# RCA to RGB cable?



## claptonman

My newish TV does not have the yellow RCA cable, and I'm trying to play an N64 on it. Do they make RCA to RGB component cables/converters?

And I know the picture quality won't increase, I just want it to work on RGB.


----------



## llevvi

I can't understand why your TV hasn't RCA input but has a VGA input :S
Well, I believe there is RCA/VGA converter, but it should be hard to to find...


----------



## llevvi

Hey, I found that converter in a brazilian shop site: http://produto.mercadolivre.com.br/...ga-p-svideo-com-3-rca-placa-ligue-o-pc-tv-_JM

I believe you can find in some computing shop of your place.
Good Luck


----------



## wolfeking

are you talking RGB like the RCA-HD or like VGA? If VGA, then there are adapters that are meant to take a graphics card and make it RCA to show on TV, so I do not see why it would not work the other way round. If talking component HD, then I think your pretty much SOL, as I have never seen one. Probably rare if they do make them.


----------



## claptonman

I'm talking about component:







TV has these, not RCA. Has the red and white ones for audio, but no yellow for video. Has an orange one that says "coaxial" but nothing else.


----------



## wolfeking

That appears to be component HD.   Might be worth a try, but have you tried the yellow RCA connector in the orange coax port? Might not work, but can't hurt to try.


----------



## llevvi

Well, what's happen when you plug the yellow connector in the orange input of your TV??

Have your TV other video inputs??


----------



## claptonman

Apparently the yellow video works on the green component. Must be dual-use or something. Good news.


----------



## llevvi

claptonman said:


> Apparently the yellow video works on the green component. Must be dual-use or something. Good news.



But, you haven't said there is an orange input? I'm understand nothing now.


----------



## claptonman

llevvi said:


> But, you haven't said there is an orange input? I'm understand nothing now.

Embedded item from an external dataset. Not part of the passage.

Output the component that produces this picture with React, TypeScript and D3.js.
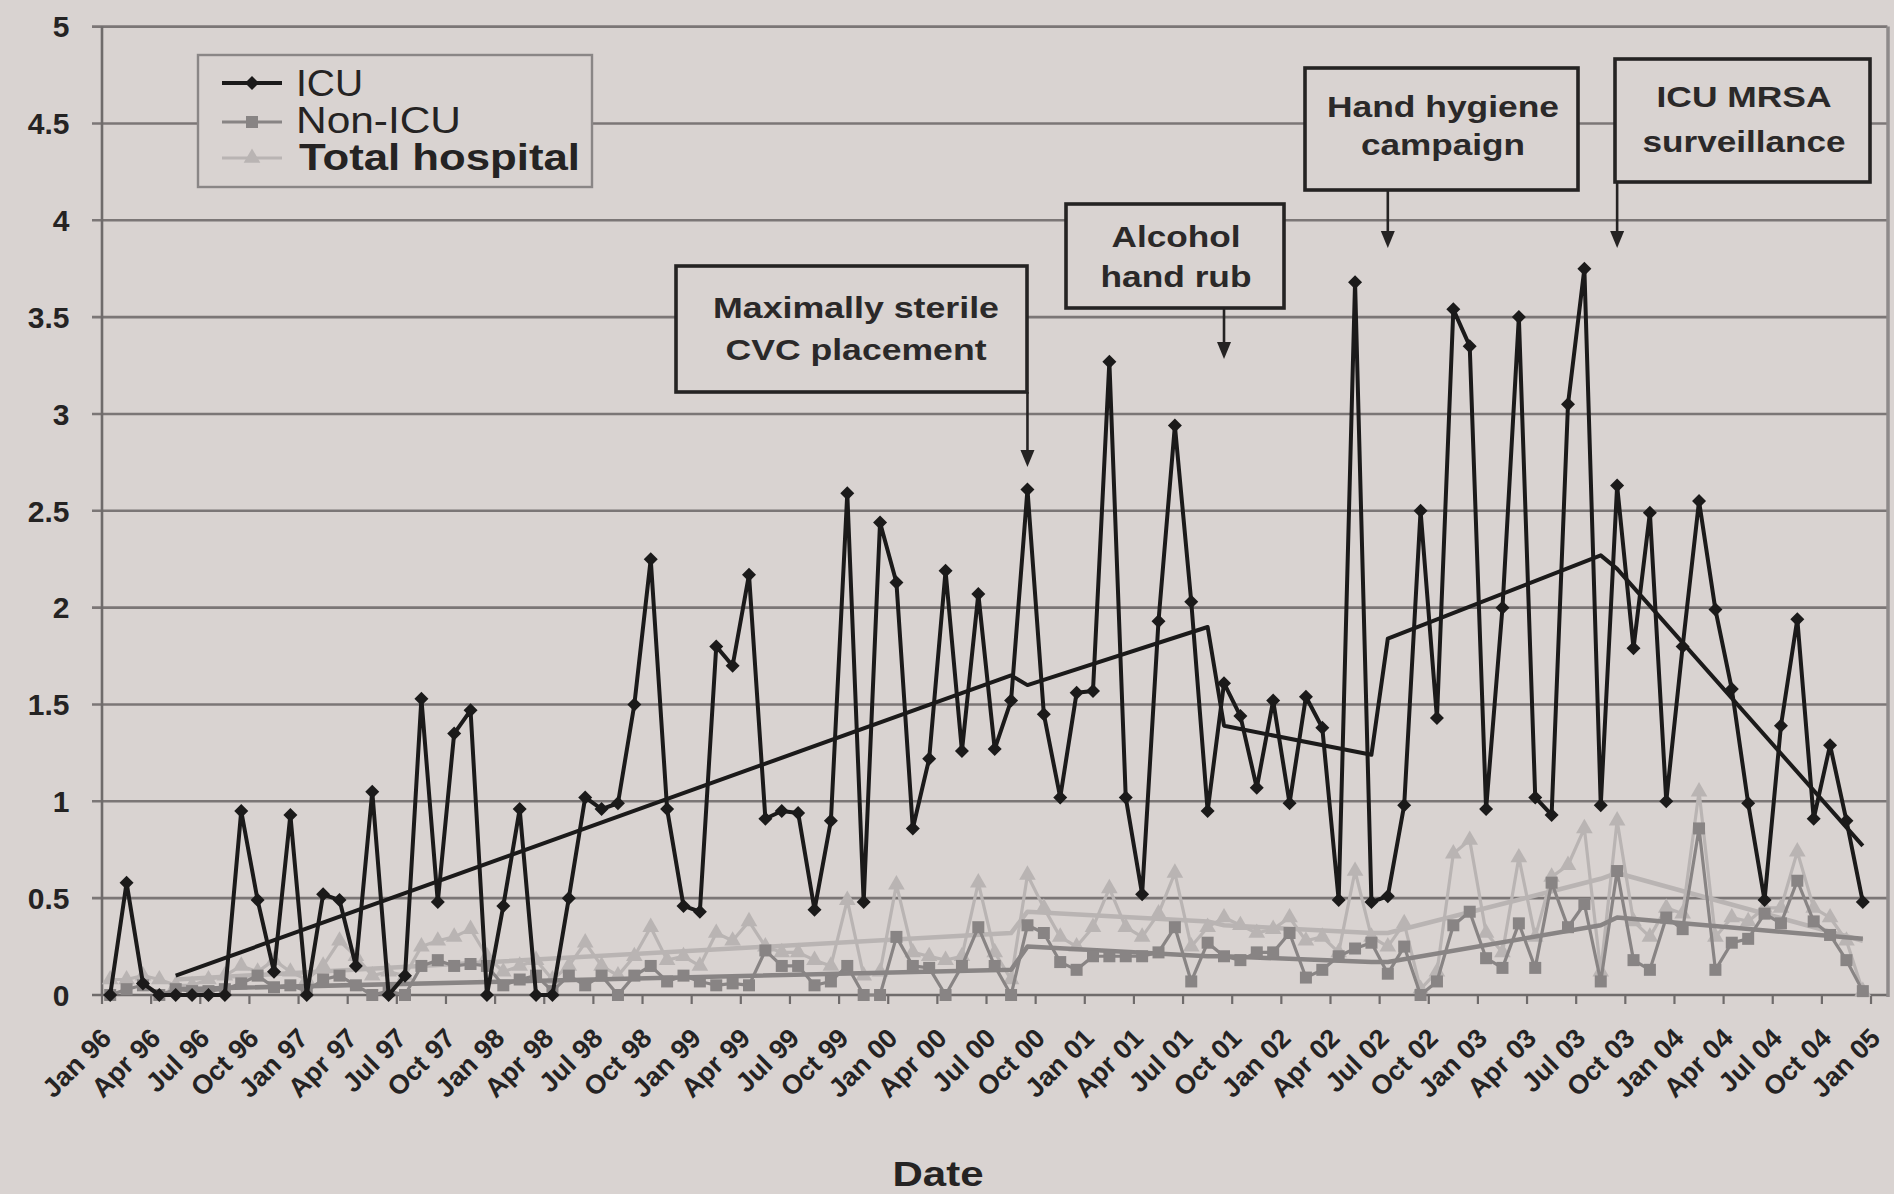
import React from 'react';
import * as d3 from 'd3';

// Monthly categories, Jan 96 through Jan 05
const YEARS = ['96', '97', '98', '99', '00', '01', '02', '03', '04', '05'];
const MONTHS = ['Jan', 'Feb', 'Mar', 'Apr', 'May', 'Jun', 'Jul', 'Aug', 'Sep', 'Oct', 'Nov', 'Dec'];
const categories: string[] = [];
YEARS.forEach((yr) => MONTHS.forEach((m) => categories.push(`${m} ${yr}`)));
categories.splice(109);

// Monthly rates (Jan 96 – Dec 04)
const icu = [
  0.00, 0.58, 0.06, 0.00, 0.00, 0.00, 0.00, 0.00, 0.95, 0.49,
  0.12, 0.93, 0.00, 0.52, 0.49, 0.15, 1.05, 0.00, 0.10, 1.53,
  0.48, 1.35, 1.47, 0.00, 0.46, 0.96, 0.00, 0.00, 0.50, 1.02,
  0.96, 0.99, 1.50, 2.25, 0.96, 0.46, 0.43, 1.80, 1.70, 2.17,
  0.91, 0.95, 0.94, 0.44, 0.90, 2.59, 0.48, 2.44, 2.13, 0.86,
  1.22, 2.19, 1.26, 2.07, 1.27, 1.52, 2.61, 1.45, 1.02, 1.56,
  1.57, 3.27, 1.02, 0.52, 1.93, 2.94, 2.03, 0.95, 1.61, 1.44,
  1.07, 1.52, 0.99, 1.54, 1.38, 0.49, 3.68, 0.48, 0.51, 0.98,
  2.50, 1.43, 3.54, 3.35, 0.96, 2.00, 3.50, 1.02, 0.93, 3.05,
  3.75, 0.98, 2.63, 1.79, 2.49, 1.00, 1.80, 2.55, 1.99, 1.58,
  0.99, 0.49, 1.39, 1.94, 0.91, 1.29, 0.90, 0.48,
];

const nonIcu = [
  0.00, 0.03, 0.05, 0.00, 0.03, 0.02, 0.02, 0.03, 0.06, 0.10,
  0.04, 0.05, 0.02, 0.08, 0.10, 0.05, 0.00, 0.02, 0.00, 0.15,
  0.18, 0.15, 0.16, 0.15, 0.05, 0.08, 0.10, 0.02, 0.10, 0.05,
  0.10, 0.00, 0.10, 0.15, 0.07, 0.10, 0.07, 0.05, 0.06, 0.05,
  0.23, 0.15, 0.15, 0.05, 0.07, 0.15, 0.00, 0.00, 0.30, 0.15,
  0.14, 0.00, 0.15, 0.35, 0.15, 0.00, 0.36, 0.32, 0.17, 0.13,
  0.20, 0.20, 0.20, 0.20, 0.22, 0.35, 0.07, 0.27, 0.20, 0.18,
  0.22, 0.22, 0.32, 0.09, 0.13, 0.20, 0.24, 0.27, 0.11, 0.25,
  0.00, 0.07, 0.36, 0.43, 0.19, 0.14, 0.37, 0.14, 0.58, 0.35,
  0.47, 0.07, 0.64, 0.18, 0.13, 0.40, 0.34, 0.86, 0.13, 0.27,
  0.29, 0.42, 0.37, 0.59, 0.38, 0.31, 0.18, 0.02,
];

const totalHospital = [
  0.08, 0.08, 0.10, 0.08, 0.05, 0.05, 0.08, 0.10, 0.15, 0.12,
  0.18, 0.12, 0.08, 0.15, 0.28, 0.20, 0.10, 0.12, 0.10, 0.25,
  0.28, 0.30, 0.34, 0.20, 0.12, 0.15, 0.18, 0.08, 0.15, 0.27,
  0.15, 0.10, 0.20, 0.35, 0.18, 0.20, 0.15, 0.32, 0.28, 0.38,
  0.25, 0.22, 0.22, 0.18, 0.15, 0.49, 0.10, 0.12, 0.57, 0.22,
  0.20, 0.18, 0.20, 0.58, 0.22, 0.08, 0.62, 0.45, 0.30, 0.25,
  0.35, 0.55, 0.35, 0.30, 0.42, 0.63, 0.25, 0.35, 0.40, 0.36,
  0.32, 0.34, 0.40, 0.28, 0.30, 0.22, 0.64, 0.30, 0.25, 0.37,
  0.03, 0.12, 0.73, 0.80, 0.32, 0.22, 0.71, 0.30, 0.61, 0.67,
  0.86, 0.12, 0.90, 0.38, 0.30, 0.45, 0.42, 1.05, 0.30, 0.40,
  0.38, 0.45, 0.45, 0.74, 0.45, 0.40, 0.28, 0.02,
];

// Segmented regression fits as [month index, fitted value] breakpoints
const icuTrend = [
  [4, 0.10], [55, 1.65], [56, 1.60], [67, 1.90], [68, 1.39],
  [77, 1.24], [78, 1.84], [91, 2.27], [92, 2.20], [107, 0.77],
];
const nonIcuTrend = [
  [4, 0.03], [55, 0.13], [56, 0.25], [67, 0.20], [68, 0.20],
  [77, 0.17], [78, 0.17], [91, 0.36], [92, 0.40], [107, 0.29],
];
const totalTrend = [
  [4, 0.08], [55, 0.32], [56, 0.43], [67, 0.38], [68, 0.36],
  [77, 0.32], [78, 0.32], [91, 0.60], [92, 0.63], [107, 0.28],
];

const yTicks = [0, 0.5, 1, 1.5, 2, 2.5, 3, 3.5, 4, 4.5, 5];

// Interventions and the month each arrow points at
const interventions = [
  { lines: ['Maximally sterile', 'CVC placement'], month: 56 },
  { lines: ['Alcohol', 'hand rub'], month: 68 },
  { lines: ['Hand hygiene', 'campaign'], month: 78 },
  { lines: ['ICU MRSA', 'surveillance'], month: 92 },
];

const W = 1894;
const H = 1194;
const BG = '#d9d3d1';
const GRID = '#7b7676';
const AXIS = '#6f6b6b';
const INK = '#252323';
const ICU_C = '#1b1a1a';
const NON_C = '#888484';
const TOT_C = '#b9b4b3';
const FONT = '"Liberation Sans", Arial, Helvetica, sans-serif';

const x = d3.scaleBand<string>().domain(categories).range([102, 1887.4]).paddingInner(0).paddingOuter(0);
const cx = (i: number) => (x(categories[i]) as number) + x.bandwidth() / 2;
const y = d3.scaleLinear().domain([0, 5]).range([995, 26.6]);

const seriesLine = d3
  .line<number>()
  .x((_, i) => cx(i))
  .y((v) => y(v));

const trendLine = d3
  .line<number[]>()
  .x((d) => cx(d[0]))
  .y((d) => y(d[1]));

const diamond = (r: number) => `M0,${-r}L${r},0L0,${r}L${-r},0Z`;
const square = (r: number) => `M${-r},${-r}H${r}V${r}H${-r}Z`;
const triangle = d3.symbol(d3.symbolTriangle, 120)() as string;

// Callout geometry: [left, top, right, bottom], text centre, baselines, text widths, arrow tip
const boxLayout = [
  { box: [676, 266, 1027, 392], tx: 856, base: [318, 360], widths: [286, 261], tip: 467 },
  { box: [1066, 204, 1284, 308], tx: 1176, base: [247, 287], widths: [129, 151], tip: 359 },
  { box: [1305, 68, 1578, 190], tx: 1443, base: [117, 155], widths: [232, 164], tip: 248 },
  { box: [1615, 59, 1870, 182], tx: 1744, base: [107, 152], widths: [175, 203], tip: 248 },
];

export default function App() {
  const labelIdx = categories.map((_, i) => i).filter((i) => i % 3 === 0);
  const tickIdx = d3.range(0, 110, 3);

  return (
    <svg
      width={W}
      height={H}
      viewBox={`0 0 ${W} ${H}`}
      style={{ position: 'fixed', left: 0, top: 0, display: 'block' }}
      fontFamily={FONT}
    >
      <rect x={0} y={0} width={W} height={H} fill={BG} />

      {/* horizontal gridlines with outward ticks */}
      {yTicks.map((t) => (
        <line key={t} x1={92} x2={1887.4} y1={y(t)} y2={y(t)} stroke={t === 0 ? AXIS : GRID} strokeWidth={2.6} />
      ))}
      {/* frame */}
      <line x1={102} x2={102} y1={y(5)} y2={y(0)} stroke={AXIS} strokeWidth={2.6} />
      <line x1={1888} x2={1888} y1={y(5)} y2={y(0) + 2} stroke={'#8e8a8a'} strokeWidth={3.5} />

      {/* x ticks between month groups */}
      {tickIdx.map((i) => {
        const xp = 102 + i * x.bandwidth();
        return <line key={i} x1={xp} x2={xp} y1={y(0)} y2={y(0) + 9} stroke={AXIS} strokeWidth={2.2} />;
      })}

      {/* y tick labels */}
      {yTicks.map((t) => (
        <text key={t} x={69.5} y={y(t)} dy="0.36em" textAnchor="end" fontSize={30} fontWeight="bold" fill={INK}>
          {String(t)}
        </text>
      ))}

      {/* x tick labels */}
      {labelIdx.map((i) => (
        <text
          key={i}
          transform={`translate(${cx(i) - 11},1026) rotate(-45)`}
          dy="0.72em"
          textAnchor="end"
          fontSize={27}
          fontWeight="bold"
          fill={INK}
        >
          {categories[i]}
        </text>
      ))}

      <text x={938} y={1186} textAnchor="middle" fontSize={35} fontWeight="bold" fill={INK} textLength={91} lengthAdjust="spacingAndGlyphs">
        Date
      </text>

      {/* Total hospital */}
      <path d={seriesLine(totalHospital) as string} fill="none" stroke={TOT_C} strokeWidth={3.2} strokeLinejoin="round" />
      <path d={trendLine(totalTrend) as string} fill="none" stroke={TOT_C} strokeWidth={4.5} strokeLinejoin="round" />
      {totalHospital.map((v, i) => (
        <path key={i} d={triangle} transform={`translate(${cx(i)},${y(v)})`} fill={TOT_C} />
      ))}

      {/* Non-ICU */}
      <path d={seriesLine(nonIcu) as string} fill="none" stroke={NON_C} strokeWidth={3.2} strokeLinejoin="round" />
      <path d={trendLine(nonIcuTrend) as string} fill="none" stroke={NON_C} strokeWidth={4.5} strokeLinejoin="round" />
      {nonIcu.map((v, i) => (
        <path key={i} d={square(6)} transform={`translate(${cx(i)},${y(v)})`} fill={NON_C} />
      ))}

      {/* ICU */}
      <path d={seriesLine(icu) as string} fill="none" stroke={ICU_C} strokeWidth={4} strokeLinejoin="round" />
      <path d={trendLine(icuTrend) as string} fill="none" stroke={ICU_C} strokeWidth={4} strokeLinejoin="round" />
      {icu.map((v, i) => (
        <path key={i} d={diamond(7)} transform={`translate(${cx(i)},${y(v)})`} fill={ICU_C} />
      ))}

      {/* intervention callouts */}
      {interventions.map((iv, k) => {
        const L = boxLayout[k];
        const [x0, y0, x1, y1] = L.box;
        const ax = cx(iv.month);
        return (
          <g key={k}>
            <line x1={ax} x2={ax} y1={y1} y2={L.tip - 14} stroke={INK} strokeWidth={2.6} />
            <path d={`M${ax - 7},${L.tip - 17}L${ax + 7},${L.tip - 17}L${ax},${L.tip}Z`} fill={INK} />
            <rect x={x0} y={y0} width={x1 - x0} height={y1 - y0} fill={BG} stroke={INK} strokeWidth={3.6} />
            {iv.lines.map((ln, j) => (
              <text
                key={j}
                x={L.tx}
                y={L.base[j]}
                textAnchor="middle"
                fontSize={30}
                fontWeight="bold"
                fill="#2b2929"
                textLength={L.widths[j]}
                lengthAdjust="spacingAndGlyphs"
              >
                {ln}
              </text>
            ))}
          </g>
        );
      })}

      {/* legend */}
      <g>
        <rect x={198} y={55} width={394} height={132} fill={BG} stroke="#8a8686" strokeWidth={2.4} />
        <line x1={222} x2={282} y1={83} y2={83} stroke={ICU_C} strokeWidth={4} />
        <path d={diamond(7)} transform="translate(252,83)" fill={ICU_C} />
        <text x={296} y={96} fontSize={36} fill={INK} textLength={67} lengthAdjust="spacingAndGlyphs">ICU</text>

        <line x1={222} x2={282} y1={122} y2={122} stroke={NON_C} strokeWidth={3.2} />
        <path d={square(6)} transform="translate(252,122)" fill={NON_C} />
        <text x={296} y={133} fontSize={36} fill={INK} textLength={165} lengthAdjust="spacingAndGlyphs">Non-ICU</text>

        <line x1={222} x2={282} y1={158} y2={158} stroke={TOT_C} strokeWidth={3.2} />
        <path d={triangle} transform="translate(252,158)" fill={TOT_C} />
        <text x={299} y={170} fontSize={36} fontWeight="bold" fill={INK} textLength={281} lengthAdjust="spacingAndGlyphs">
          Total hospital
        </text>
      </g>
    </svg>
  );
}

There is an orange input, but I don't know what that's for. See those wires I posted a picture? The yellow video cable works in the green input, so I'm good now.


----------



## AntimatterAsh

claptonman said:


> There is an orange input, but I don't know what that's for. See those wires I posted a picture? The yellow video cable works in the green input, so I'm good now.



your looking for component to composite?

Best I can find is this: http://www.svideo.com/ypbpr2svideo.html

I take it then that you with this put the audio streight from the n64 to the tv, bypassing this.


----------



## llevvi

claptonman said:


> There is an orange input, but I don't know what that's for. See those wires I posted a picture? The yellow video cable works in the green input, so I'm good now.



hmm ok


----------